Stored data
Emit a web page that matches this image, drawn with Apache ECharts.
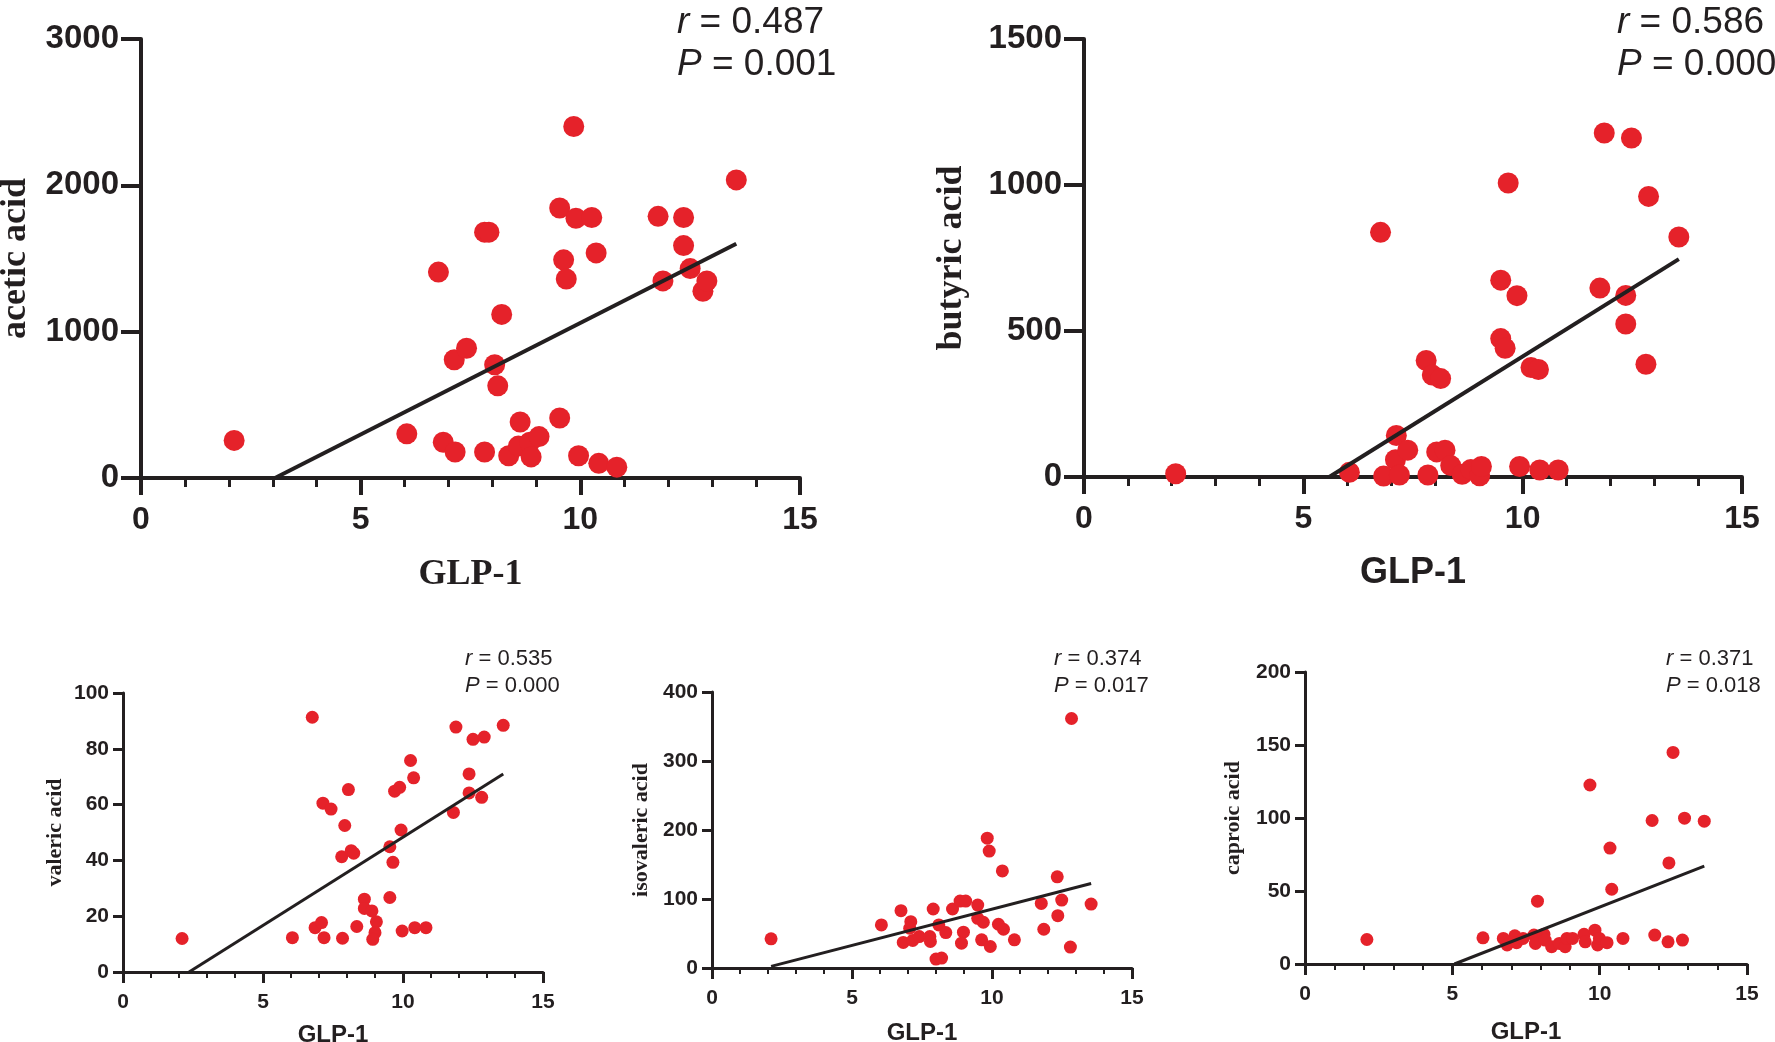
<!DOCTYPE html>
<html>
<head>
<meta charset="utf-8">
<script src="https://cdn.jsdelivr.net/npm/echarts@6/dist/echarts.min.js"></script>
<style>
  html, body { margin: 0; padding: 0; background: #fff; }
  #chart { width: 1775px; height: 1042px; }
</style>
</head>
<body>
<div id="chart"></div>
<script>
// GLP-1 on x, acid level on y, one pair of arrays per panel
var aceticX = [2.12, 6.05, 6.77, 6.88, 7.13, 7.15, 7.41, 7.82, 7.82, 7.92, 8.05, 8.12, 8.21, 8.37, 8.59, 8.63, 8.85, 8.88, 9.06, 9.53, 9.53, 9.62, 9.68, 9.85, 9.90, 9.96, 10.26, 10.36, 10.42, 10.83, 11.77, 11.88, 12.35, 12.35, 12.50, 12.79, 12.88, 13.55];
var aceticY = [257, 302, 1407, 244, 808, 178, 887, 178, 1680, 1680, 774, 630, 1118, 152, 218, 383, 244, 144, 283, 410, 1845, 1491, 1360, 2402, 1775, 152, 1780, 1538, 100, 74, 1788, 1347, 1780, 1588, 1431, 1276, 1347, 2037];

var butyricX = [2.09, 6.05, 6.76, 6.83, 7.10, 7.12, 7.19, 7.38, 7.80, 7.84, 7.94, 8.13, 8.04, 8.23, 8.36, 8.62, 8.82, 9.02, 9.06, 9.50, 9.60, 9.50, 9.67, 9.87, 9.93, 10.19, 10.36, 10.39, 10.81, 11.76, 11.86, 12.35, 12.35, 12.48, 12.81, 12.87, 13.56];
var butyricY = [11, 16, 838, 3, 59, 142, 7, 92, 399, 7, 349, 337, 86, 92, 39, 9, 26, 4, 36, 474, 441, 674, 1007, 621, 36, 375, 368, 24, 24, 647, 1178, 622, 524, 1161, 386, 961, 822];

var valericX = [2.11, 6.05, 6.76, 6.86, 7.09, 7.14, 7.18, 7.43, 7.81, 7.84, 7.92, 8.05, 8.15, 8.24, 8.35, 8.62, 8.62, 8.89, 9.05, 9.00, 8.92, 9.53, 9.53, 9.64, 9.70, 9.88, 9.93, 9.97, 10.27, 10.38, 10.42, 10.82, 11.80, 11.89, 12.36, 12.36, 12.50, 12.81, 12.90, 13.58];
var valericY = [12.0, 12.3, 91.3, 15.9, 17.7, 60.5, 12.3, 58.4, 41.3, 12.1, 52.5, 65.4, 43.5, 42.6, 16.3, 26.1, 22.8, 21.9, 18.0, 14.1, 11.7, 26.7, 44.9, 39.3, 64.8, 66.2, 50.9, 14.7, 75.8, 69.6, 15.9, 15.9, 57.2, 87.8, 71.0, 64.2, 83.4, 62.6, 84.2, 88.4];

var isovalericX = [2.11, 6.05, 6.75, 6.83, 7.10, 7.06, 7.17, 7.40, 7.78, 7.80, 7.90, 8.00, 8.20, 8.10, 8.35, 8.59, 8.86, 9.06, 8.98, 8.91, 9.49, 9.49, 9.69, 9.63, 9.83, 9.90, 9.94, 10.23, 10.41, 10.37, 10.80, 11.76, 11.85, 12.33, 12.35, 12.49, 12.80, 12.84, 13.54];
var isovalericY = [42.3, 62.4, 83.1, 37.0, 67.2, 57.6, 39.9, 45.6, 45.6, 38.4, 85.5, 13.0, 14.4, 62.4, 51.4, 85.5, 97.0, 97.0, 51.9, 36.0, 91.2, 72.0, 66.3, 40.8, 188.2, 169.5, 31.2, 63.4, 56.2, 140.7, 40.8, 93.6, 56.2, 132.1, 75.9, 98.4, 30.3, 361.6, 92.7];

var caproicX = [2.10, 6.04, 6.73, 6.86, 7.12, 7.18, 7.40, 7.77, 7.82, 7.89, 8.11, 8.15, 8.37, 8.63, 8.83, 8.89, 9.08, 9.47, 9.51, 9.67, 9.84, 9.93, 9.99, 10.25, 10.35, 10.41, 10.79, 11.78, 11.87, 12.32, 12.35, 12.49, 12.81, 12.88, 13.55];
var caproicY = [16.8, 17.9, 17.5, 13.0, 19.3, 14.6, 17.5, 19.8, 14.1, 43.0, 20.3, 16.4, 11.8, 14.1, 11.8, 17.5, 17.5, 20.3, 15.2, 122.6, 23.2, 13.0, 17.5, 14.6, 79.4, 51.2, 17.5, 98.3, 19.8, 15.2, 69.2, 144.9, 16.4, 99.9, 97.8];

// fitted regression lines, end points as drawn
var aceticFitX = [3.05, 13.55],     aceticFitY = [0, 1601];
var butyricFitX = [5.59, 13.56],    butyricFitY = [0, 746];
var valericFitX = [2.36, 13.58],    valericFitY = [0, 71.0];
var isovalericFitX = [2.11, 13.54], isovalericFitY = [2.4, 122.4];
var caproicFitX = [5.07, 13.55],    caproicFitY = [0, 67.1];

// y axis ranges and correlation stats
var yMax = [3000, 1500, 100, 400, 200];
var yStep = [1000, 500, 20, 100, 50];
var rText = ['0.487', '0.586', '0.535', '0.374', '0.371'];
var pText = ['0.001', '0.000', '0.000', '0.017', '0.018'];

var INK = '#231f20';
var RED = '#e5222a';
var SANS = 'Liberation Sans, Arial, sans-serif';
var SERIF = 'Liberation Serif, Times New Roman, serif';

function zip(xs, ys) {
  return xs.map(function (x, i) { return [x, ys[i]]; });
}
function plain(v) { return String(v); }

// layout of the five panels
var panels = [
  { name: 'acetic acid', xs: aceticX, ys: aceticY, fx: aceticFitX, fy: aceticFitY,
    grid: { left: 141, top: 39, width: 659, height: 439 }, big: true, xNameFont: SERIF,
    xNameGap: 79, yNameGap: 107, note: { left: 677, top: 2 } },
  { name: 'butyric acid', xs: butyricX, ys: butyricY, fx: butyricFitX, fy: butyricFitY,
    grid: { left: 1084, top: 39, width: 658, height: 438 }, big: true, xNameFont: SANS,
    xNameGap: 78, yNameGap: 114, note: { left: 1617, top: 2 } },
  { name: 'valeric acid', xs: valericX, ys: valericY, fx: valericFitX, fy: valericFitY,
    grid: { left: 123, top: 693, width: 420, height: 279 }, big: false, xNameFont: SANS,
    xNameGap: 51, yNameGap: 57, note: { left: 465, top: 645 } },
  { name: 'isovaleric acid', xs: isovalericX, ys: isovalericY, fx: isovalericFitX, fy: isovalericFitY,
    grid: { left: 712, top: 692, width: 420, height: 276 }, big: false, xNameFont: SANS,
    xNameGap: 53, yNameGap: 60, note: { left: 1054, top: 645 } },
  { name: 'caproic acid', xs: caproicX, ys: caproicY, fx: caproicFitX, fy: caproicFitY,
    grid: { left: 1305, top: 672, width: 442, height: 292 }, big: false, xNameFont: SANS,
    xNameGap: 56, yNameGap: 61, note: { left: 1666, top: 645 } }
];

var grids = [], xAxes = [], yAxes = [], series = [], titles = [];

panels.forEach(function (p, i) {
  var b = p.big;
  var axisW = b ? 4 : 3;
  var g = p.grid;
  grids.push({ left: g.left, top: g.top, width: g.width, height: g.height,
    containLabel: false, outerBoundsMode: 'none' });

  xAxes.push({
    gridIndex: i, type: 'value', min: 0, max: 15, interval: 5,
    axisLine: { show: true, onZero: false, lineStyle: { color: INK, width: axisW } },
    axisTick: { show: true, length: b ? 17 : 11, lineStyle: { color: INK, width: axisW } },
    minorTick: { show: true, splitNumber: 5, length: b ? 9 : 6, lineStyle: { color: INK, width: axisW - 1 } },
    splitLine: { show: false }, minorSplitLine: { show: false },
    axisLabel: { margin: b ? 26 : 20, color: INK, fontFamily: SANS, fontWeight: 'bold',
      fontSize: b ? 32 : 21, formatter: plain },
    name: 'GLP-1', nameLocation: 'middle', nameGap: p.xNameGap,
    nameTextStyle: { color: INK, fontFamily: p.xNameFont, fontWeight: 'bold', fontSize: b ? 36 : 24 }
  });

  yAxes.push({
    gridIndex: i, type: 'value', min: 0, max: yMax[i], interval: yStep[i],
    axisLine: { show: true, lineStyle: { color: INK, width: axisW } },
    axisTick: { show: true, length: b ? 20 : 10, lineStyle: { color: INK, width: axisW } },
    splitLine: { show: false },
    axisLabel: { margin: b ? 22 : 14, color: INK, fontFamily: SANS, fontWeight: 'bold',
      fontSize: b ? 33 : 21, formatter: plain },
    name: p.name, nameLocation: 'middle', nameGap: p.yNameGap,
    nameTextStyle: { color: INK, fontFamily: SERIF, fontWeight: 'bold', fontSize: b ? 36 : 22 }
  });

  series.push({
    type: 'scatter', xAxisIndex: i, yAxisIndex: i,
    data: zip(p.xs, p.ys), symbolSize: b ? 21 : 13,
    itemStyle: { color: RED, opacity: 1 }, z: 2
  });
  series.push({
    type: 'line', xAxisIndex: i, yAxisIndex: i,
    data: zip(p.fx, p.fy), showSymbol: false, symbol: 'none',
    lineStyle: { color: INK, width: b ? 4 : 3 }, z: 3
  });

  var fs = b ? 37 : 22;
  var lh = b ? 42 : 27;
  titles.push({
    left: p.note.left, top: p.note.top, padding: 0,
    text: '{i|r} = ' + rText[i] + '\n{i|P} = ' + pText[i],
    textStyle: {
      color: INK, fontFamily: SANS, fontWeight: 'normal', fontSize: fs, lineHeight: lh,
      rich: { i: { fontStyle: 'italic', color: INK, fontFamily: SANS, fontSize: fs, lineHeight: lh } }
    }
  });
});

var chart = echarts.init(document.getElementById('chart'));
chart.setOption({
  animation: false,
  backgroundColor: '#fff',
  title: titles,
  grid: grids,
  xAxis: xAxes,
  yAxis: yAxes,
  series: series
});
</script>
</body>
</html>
...
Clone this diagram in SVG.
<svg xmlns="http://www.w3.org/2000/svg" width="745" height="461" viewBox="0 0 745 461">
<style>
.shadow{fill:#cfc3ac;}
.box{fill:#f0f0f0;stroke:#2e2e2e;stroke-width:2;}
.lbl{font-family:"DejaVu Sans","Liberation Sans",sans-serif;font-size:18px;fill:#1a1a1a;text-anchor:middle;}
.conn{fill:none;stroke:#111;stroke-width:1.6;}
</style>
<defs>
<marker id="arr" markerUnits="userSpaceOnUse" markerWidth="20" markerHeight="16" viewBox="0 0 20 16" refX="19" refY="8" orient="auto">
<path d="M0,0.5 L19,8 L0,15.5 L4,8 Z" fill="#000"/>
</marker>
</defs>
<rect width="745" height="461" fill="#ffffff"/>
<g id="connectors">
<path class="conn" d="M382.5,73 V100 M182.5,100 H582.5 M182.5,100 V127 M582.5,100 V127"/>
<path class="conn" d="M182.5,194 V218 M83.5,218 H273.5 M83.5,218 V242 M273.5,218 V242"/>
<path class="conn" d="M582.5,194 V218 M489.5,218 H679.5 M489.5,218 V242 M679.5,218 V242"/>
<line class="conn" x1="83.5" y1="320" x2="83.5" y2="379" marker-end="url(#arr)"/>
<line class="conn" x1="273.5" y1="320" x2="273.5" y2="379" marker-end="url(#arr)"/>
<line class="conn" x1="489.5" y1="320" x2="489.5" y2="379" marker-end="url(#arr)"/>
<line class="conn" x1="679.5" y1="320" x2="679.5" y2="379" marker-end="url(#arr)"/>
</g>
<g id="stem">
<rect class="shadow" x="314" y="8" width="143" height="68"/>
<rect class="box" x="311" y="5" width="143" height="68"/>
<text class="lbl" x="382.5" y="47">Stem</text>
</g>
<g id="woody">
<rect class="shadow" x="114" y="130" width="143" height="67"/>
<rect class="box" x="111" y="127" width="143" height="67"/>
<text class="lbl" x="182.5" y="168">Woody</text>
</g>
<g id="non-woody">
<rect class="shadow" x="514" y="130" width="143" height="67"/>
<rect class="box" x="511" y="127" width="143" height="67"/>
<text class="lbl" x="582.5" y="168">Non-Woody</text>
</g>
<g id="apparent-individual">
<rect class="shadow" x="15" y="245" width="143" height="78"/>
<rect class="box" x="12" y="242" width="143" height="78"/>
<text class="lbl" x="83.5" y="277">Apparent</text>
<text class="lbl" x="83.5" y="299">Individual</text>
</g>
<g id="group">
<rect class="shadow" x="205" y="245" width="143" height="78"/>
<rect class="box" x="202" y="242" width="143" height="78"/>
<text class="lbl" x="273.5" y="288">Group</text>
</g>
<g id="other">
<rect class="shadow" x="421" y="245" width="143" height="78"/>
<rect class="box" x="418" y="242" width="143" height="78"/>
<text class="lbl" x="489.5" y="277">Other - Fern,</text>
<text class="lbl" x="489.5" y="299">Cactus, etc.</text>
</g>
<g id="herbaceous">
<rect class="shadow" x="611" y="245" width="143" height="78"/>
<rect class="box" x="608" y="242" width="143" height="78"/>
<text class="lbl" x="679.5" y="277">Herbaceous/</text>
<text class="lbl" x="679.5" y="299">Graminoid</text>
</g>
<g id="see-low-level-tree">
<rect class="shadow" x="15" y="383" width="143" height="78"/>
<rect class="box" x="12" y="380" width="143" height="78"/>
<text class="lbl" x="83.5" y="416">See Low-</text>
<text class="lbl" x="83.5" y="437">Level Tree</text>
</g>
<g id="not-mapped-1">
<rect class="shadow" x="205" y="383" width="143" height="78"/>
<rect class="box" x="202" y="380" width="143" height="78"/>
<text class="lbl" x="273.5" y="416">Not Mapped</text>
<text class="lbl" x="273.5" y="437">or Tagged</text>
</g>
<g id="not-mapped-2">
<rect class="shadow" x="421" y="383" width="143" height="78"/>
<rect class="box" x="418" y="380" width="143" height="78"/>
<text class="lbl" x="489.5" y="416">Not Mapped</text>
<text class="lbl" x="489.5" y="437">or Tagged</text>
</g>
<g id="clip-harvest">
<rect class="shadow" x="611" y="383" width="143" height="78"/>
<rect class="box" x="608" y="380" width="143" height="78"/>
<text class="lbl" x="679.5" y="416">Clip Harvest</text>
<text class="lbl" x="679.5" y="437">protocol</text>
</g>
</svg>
--
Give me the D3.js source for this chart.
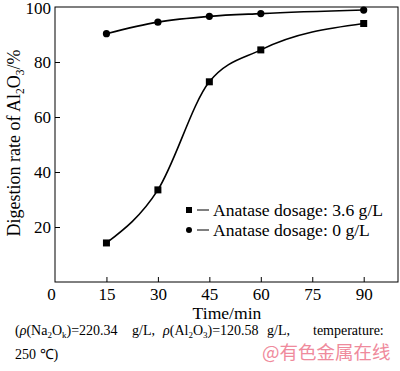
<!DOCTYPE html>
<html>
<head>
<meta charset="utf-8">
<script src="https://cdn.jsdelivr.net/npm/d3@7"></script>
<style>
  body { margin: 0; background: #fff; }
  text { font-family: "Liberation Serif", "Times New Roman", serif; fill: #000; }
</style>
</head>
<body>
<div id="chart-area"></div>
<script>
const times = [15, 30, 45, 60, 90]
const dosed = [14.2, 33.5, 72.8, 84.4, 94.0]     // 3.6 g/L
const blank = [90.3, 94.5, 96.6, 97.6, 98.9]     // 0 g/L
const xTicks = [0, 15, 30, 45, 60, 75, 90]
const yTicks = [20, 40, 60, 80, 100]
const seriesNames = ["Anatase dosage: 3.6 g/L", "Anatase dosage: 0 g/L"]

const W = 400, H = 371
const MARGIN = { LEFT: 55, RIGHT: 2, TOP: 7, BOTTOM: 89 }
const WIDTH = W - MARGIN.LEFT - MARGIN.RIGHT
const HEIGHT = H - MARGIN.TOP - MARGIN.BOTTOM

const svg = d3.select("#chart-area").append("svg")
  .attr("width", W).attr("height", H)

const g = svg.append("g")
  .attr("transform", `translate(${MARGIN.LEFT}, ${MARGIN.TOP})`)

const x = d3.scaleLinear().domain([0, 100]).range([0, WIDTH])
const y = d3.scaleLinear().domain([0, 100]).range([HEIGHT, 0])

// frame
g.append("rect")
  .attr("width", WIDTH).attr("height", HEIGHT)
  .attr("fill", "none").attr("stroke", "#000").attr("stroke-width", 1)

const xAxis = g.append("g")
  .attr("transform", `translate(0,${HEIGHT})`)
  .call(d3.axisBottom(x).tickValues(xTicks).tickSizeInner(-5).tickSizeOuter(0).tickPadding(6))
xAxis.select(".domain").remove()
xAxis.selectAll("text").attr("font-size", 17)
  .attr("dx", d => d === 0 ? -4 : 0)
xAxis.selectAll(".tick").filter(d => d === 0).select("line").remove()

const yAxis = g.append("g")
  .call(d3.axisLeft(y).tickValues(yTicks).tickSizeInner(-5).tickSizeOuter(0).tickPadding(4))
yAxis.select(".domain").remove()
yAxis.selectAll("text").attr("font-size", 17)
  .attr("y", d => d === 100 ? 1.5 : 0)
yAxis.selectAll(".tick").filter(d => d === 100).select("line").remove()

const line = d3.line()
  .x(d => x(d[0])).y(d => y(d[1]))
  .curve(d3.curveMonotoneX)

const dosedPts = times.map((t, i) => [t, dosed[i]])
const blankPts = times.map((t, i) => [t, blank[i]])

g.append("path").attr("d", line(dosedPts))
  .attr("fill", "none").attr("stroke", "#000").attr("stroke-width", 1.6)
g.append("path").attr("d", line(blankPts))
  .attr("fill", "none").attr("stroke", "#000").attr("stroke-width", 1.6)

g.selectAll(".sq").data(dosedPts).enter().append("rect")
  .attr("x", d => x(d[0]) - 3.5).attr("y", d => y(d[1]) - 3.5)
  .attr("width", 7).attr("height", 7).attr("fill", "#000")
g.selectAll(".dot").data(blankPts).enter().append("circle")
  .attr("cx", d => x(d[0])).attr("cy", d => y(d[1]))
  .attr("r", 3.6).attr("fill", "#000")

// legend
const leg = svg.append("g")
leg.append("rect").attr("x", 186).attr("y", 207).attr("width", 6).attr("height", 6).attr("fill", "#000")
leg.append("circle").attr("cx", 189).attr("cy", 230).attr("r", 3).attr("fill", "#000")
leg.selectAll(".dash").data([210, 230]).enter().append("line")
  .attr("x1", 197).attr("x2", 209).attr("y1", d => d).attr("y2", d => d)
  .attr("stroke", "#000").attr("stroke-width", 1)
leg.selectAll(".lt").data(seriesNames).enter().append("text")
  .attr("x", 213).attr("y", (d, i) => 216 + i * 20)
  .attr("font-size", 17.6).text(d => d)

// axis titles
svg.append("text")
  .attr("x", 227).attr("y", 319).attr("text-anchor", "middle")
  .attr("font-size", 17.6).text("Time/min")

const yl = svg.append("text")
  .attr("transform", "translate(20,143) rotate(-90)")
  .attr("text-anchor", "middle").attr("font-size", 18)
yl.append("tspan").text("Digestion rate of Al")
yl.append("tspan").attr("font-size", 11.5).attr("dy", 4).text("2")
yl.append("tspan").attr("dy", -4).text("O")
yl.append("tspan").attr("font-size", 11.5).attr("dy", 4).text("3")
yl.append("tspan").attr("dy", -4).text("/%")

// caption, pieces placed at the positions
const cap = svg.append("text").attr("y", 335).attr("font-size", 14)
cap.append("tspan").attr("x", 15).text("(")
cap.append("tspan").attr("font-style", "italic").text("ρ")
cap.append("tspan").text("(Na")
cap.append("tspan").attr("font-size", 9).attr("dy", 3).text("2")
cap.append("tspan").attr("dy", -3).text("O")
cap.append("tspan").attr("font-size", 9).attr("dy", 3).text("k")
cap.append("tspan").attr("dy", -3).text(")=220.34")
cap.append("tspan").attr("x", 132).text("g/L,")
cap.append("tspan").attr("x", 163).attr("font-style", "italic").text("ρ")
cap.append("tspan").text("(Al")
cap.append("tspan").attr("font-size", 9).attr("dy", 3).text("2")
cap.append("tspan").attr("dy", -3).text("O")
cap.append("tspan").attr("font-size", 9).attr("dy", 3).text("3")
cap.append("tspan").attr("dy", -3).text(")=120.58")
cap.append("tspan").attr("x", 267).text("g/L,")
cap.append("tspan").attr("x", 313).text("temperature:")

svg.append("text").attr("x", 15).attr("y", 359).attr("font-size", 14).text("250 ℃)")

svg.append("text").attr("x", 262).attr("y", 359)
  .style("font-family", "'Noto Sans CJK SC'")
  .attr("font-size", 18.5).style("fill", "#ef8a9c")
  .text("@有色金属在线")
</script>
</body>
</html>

EXERCISE AIM →
Copy each line of the listing that contains the string "this".

EXERCISE SOLUTION →
Emit a web page that matches this image, drawn with Apache ECharts.
Clone this diagram in SVG.
Give me the D3.js source for this chart.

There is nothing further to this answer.